June 26, 2008 by johemmant

Something very exciting happened about two weeks ago……I met up with a proper poet who went through some of my work and told me that she thought I should be trying to get published. I was gobsmacked as we say over here, but really, really pleased. When I started writing poems about nine months ago, that wasn’t my goal but the more I’ve written and read, the more passionate I’ve become about poetry and I want to try and push myself to the next level…….and I might fall off the rockface but at least I’ll have tried.

So if it looks like I’ve not been writing I have, just keeping some stuff back to send off (me and a blogging friend have teamed up and are working at getting our poems out there together). I’m trying to step up my game — and it’s interesting how much more focused you are when rejection’s on the line — I’m pretty happy with some of what I’m producing, spending about four or more hours a day writing, revising and as much time again reading — that’s pretty much a full-time job, done when the boys are at school and asleep and sometimes when they’re very wide awake and creating havoc *grin*.

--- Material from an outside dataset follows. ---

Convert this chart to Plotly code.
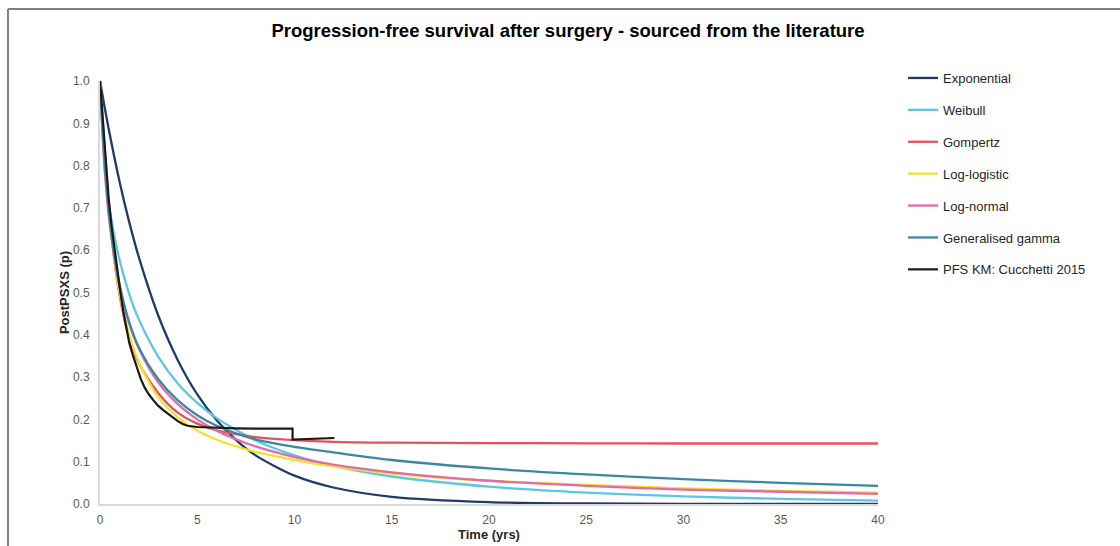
import plotly.graph_objects as go

# Fitted parametric survival curves: time (years) and survival probability
t_fit = [0, 0.25, 0.5, 1, 1.5, 2, 3, 4, 5, 6, 7, 8, 10, 12, 15, 20, 25, 30, 35, 40]

exponential = [1.0, 0.935, 0.874, 0.763, 0.667, 0.583, 0.445, 0.340, 0.259, 0.198, 0.151,
               0.115, 0.067, 0.039, 0.017, 0.0045, 0.0012, 0.0003, 0.0001, 0.0]
weibull = [1.0, 0.787, 0.696, 0.578, 0.497, 0.436, 0.348, 0.285, 0.239, 0.203, 0.175,
           0.150, 0.115, 0.090, 0.065, 0.041, 0.027, 0.018, 0.012, 0.008]
gompertz = [1.0, 0.83, 0.675, 0.495, 0.392, 0.333, 0.262, 0.216, 0.190, 0.174, 0.165,
            0.158, 0.151, 0.147, 0.145, 0.144, 0.1435, 0.143, 0.143, 0.143]
log_logistic = [1.0, 0.80, 0.67, 0.50, 0.40, 0.335, 0.252, 0.205, 0.174, 0.152, 0.136,
                0.123, 0.104, 0.089, 0.072, 0.055, 0.045, 0.037, 0.031, 0.027]
log_normal = [1.0, 0.787, 0.662, 0.515, 0.427, 0.367, 0.287, 0.236, 0.200, 0.173, 0.153,
              0.136, 0.111, 0.093, 0.075, 0.055, 0.043, 0.034, 0.029, 0.024]
gen_gamma = [1.0, 0.80, 0.67, 0.52, 0.43, 0.37, 0.295, 0.245, 0.210, 0.185, 0.167,
             0.153, 0.135, 0.122, 0.104, 0.084, 0.070, 0.059, 0.050, 0.043]

# Kaplan-Meier progression-free survival (Cucchetti 2015)
km_time = [0, 0.15, 0.3, 0.45, 0.6, 0.75, 0.9, 1.05, 1.2, 1.35, 1.5, 1.7, 1.9, 2.1, 2.3,
           2.5, 2.75, 3.0, 3.25, 3.5, 3.75, 4.0, 4.25, 4.5, 5.0, 6.0, 7.0, 8.0, 9.9, 9.9, 12.05]
km_surv = [1.0, 0.90, 0.80, 0.72, 0.655, 0.60, 0.55, 0.50, 0.455, 0.415, 0.382, 0.35, 0.32,
           0.295, 0.275, 0.26, 0.245, 0.232, 0.222, 0.213, 0.204, 0.196, 0.189, 0.185, 0.182,
           0.180, 0.179, 0.178, 0.178, 0.152, 0.156]

x_ticks = [0, 5, 10, 15, 20, 25, 30, 35, 40]
y_ticks = [0.0, 0.1, 0.2, 0.3, 0.4, 0.5, 0.6, 0.7, 0.8, 0.9, 1.0]

series = [
    ("Exponential", exponential, "#22396b"),
    ("Weibull", weibull, "#5cc6e3"),
    ("Gompertz", gompertz, "#e9505a"),
    ("Log-logistic", log_logistic, "#f3e229"),
    ("Log-normal", log_normal, "#e26aa9"),
    ("Generalised gamma", gen_gamma, "#3a89a0"),
]

FONT = "Arial, Liberation Sans, sans-serif"

fig = go.Figure()
for i, (name, vals, col) in enumerate(series):
    fig.add_trace(go.Scatter(
        x=t_fit, y=vals, name=name, mode="lines",
        line=dict(color=col, width=2.3, shape="spline", smoothing=0.8),
        legendgroup=str(i),
    ))
fig.add_trace(go.Scatter(
    x=km_time, y=km_surv, name="PFS KM: Cucchetti 2015", mode="lines",
    line=dict(color="#1a1a1a", width=2.2), legendgroup="km",
))

# plot area in pixels
L, R, T, B = 100, 878, 81, 504
W, H = 1120, 546


def px(x):
    return (x - L) / (R - L)


def py(y):
    return (B - y) / (B - T)


# outer frame (left and top edges)
fig.add_shape(type="line", xref="paper", yref="paper", x0=px(8), x1=px(8), y0=py(9), y1=py(560),
              line=dict(color="#808080", width=2))
fig.add_shape(type="line", xref="paper", yref="paper", x0=px(8), x1=px(1130), y0=py(9), y1=py(9),
              line=dict(color="#808080", width=2))

fig.update_layout(
    width=W, height=H,
    margin=dict(l=L, r=W - R, t=T, b=H - B, autoexpand=False),
    paper_bgcolor="white", plot_bgcolor="white",
    font=dict(family=FONT, color="#404040"),
    title=dict(text="<b>Progression-free survival after surgery - sourced from the literature</b>",
               x=568 / W, xanchor="center", y=1 - 31 / H, yanchor="middle",
               font=dict(size=18.5, color="#000000", family=FONT)),
    showlegend=True,
    legend=dict(xref="container", yref="container", x=903 / W, y=1 - 63 / H,
                xanchor="left", yanchor="top", font=dict(size=13, color="#262626"),
                tracegroupgap=12, bgcolor="rgba(0,0,0,0)"),
    xaxis=dict(range=[0, 40], tickvals=x_ticks, ticktext=[str(v) for v in x_ticks],
               showgrid=False, zeroline=False, showline=True, linecolor="#d9d9d9", linewidth=2,
               ticks="", ticklabelstandoff=4, tickfont=dict(size=12, color="#595959"),
               automargin=False,
               title=dict(text="<b>Time (yrs)</b>", font=dict(size=13, color="#262626"), standoff=2)),
    yaxis=dict(range=[0, 1.0], tickvals=y_ticks, ticktext=[f"{v:.1f}" for v in y_ticks],
               showgrid=False, zeroline=False, showline=True, linecolor="#d9d9d9", linewidth=2,
               ticks="", ticklabelstandoff=6, tickfont=dict(size=12, color="#595959"),
               automargin=False,
               title=dict(text="<b>PostPSXS (p)</b>", font=dict(size=13, color="#262626"), standoff=0)),
)

fig.write_html("out.html")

I have been trying to think of a way round posting what I’m writing but unless I password protect everything, it’s impossible (and why oh why do magazines care about work having been seen in blogs? I don’t get it, really I don’t….I understand in the case of online journals but not print mags). I don’t know, I might go that way yet, for now I will probably only post two or three times a week.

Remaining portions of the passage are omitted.